• _Problem to work on_: Reproduce the listing below without changes, except that pictures are left out.

-- BEGIN --

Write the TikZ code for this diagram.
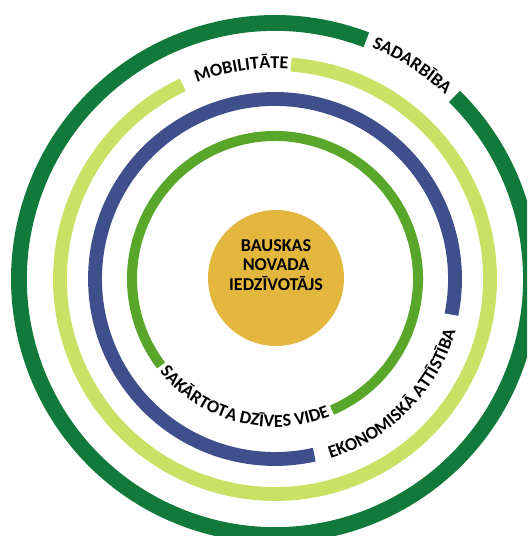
\documentclass[tikz,border=0pt]{standalone}
\usepackage{fontspec}
\setmainfont{Carlito}
\usepackage{tikz}
\usetikzlibrary{decorations.text}
\definecolor{ringdark}{RGB}{17,122,58}
\definecolor{ringlight}{RGB}{201,226,101}
\definecolor{ringblue}{RGB}{62,79,140}
\definecolor{ringgreen}{RGB}{88,166,42}
\definecolor{hubyellow}{RGB}{227,183,62}

\begin{document}
\begin{tikzpicture}[x=0.02cm,y=0.02cm,
  ringtext/.style={decorate, decoration={text along path, text align=center, text={#1}}}]
\useasboundingbox (-275,-257) rectangle (252,279);
\clip (-275,-257) rectangle (252,279);
\coordinate (O) at (0,0);
\node[circle, fill=hubyellow, minimum size=2.72cm, inner sep=0pt] (hub) at (1,1) {};
\node[align=center, font=\bfseries\fontsize{10.3}{11.3}\selectfont] (hubtext) at (1,14) {BAUSKAS\\NOVADA\\IEDZĪVOTĀJS};
\path [draw, line width=9pt, color=ringdark] (O) ++(69.1:256) arc[start angle=69.1, end angle=405.5, radius=256];
\path [draw, line width=7.9pt, color=ringlight] (O) ++(115.4:215) arc[start angle=115.4, end angle=445.7, radius=215];
\path [draw, line width=7.9pt, color=ringblue] (O) ++(-11.4:180) arc[start angle=-11.4, end angle=282.6, radius=180];
\path [draw, line width=5.7pt, color=ringgreen] (O) ++(-66.5:143) arc[start angle=-66.5, end angle=217.2, radius=143];
\begin{scope}[execute at begin scope={\bfseries\fontsize{10.3}{12}\selectfont}]
\path [ringtext={SADARB{\=I}BA}] (O) ++(69.1:251) arc[start angle=69.1, end angle=45.5, radius=251];
\path [ringtext={MOBILIT{\=A}TE}] (O) ++(113.9:211) arc[start angle=113.9, end angle=84.2, radius=211];
\path [ringtext={SAK{\=A}RTOTA DZ{\=I}VES VIDE}] (O) ++(217.2:148) arc[start angle=217.2, end angle=293.5, radius=148];
\path [ringtext={EKONOMISK{\=A} ATT{\=I}ST{\=I}BA}] (O) ++(-77.4:188) arc[start angle=-77.4, end angle=-11.4, radius=188];
\end{scope}
\end{tikzpicture}
\end{document}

-- END --

• _Task result_:
Write the TikZ code for this diagram.
\documentclass[tikz,border=0pt]{standalone}
\usepackage{fontspec}
\setmainfont{Carlito}
\usepackage{tikz}
\usetikzlibrary{decorations.text}
\definecolor{ringdark}{RGB}{17,122,58}
\definecolor{ringlight}{RGB}{201,226,101}
\definecolor{ringblue}{RGB}{62,79,140}
\definecolor{ringgreen}{RGB}{88,166,42}
\definecolor{hubyellow}{RGB}{227,183,62}

\begin{document}
\begin{tikzpicture}[x=0.02cm,y=0.02cm,
  ringtext/.style={decorate, decoration={text along path, text align=center, text={#1}}}]
\useasboundingbox (-275,-257) rectangle (252,279);
\clip (-275,-257) rectangle (252,279);
\coordinate (O) at (0,0);
\node[circle, fill=hubyellow, minimum size=2.72cm, inner sep=0pt] (hub) at (1,1) {};
\node[align=center, font=\bfseries\fontsize{10.3}{11.3}\selectfont] (hubtext) at (1,14) {BAUSKAS\\NOVADA\\IEDZĪVOTĀJS};
\path [draw, line width=9pt, color=ringdark] (O) ++(69.1:256) arc[start angle=69.1, end angle=405.5, radius=256];
\path [draw, line width=7.9pt, color=ringlight] (O) ++(115.4:215) arc[start angle=115.4, end angle=445.7, radius=215];
\path [draw, line width=7.9pt, color=ringblue] (O) ++(-11.4:180) arc[start angle=-11.4, end angle=282.6, radius=180];
\path [draw, line width=5.7pt, color=ringgreen] (O) ++(-66.5:143) arc[start angle=-66.5, end angle=217.2, radius=143];
\begin{scope}[execute at begin scope={\bfseries\fontsize{10.3}{12}\selectfont}]
\path [ringtext={SADARB{\=I}BA}] (O) ++(69.1:251) arc[start angle=69.1, end angle=45.5, radius=251];
\path [ringtext={MOBILIT{\=A}TE}] (O) ++(113.9:211) arc[start angle=113.9, end angle=84.2, radius=211];
\path [ringtext={SAK{\=A}RTOTA DZ{\=I}VES VIDE}] (O) ++(217.2:148) arc[start angle=217.2, end angle=293.5, radius=148];
\path [ringtext={EKONOMISK{\=A} ATT{\=I}ST{\=I}BA}] (O) ++(-77.4:188) arc[start angle=-77.4, end angle=-11.4, radius=188];
\end{scope}
\end{tikzpicture}
\end{document}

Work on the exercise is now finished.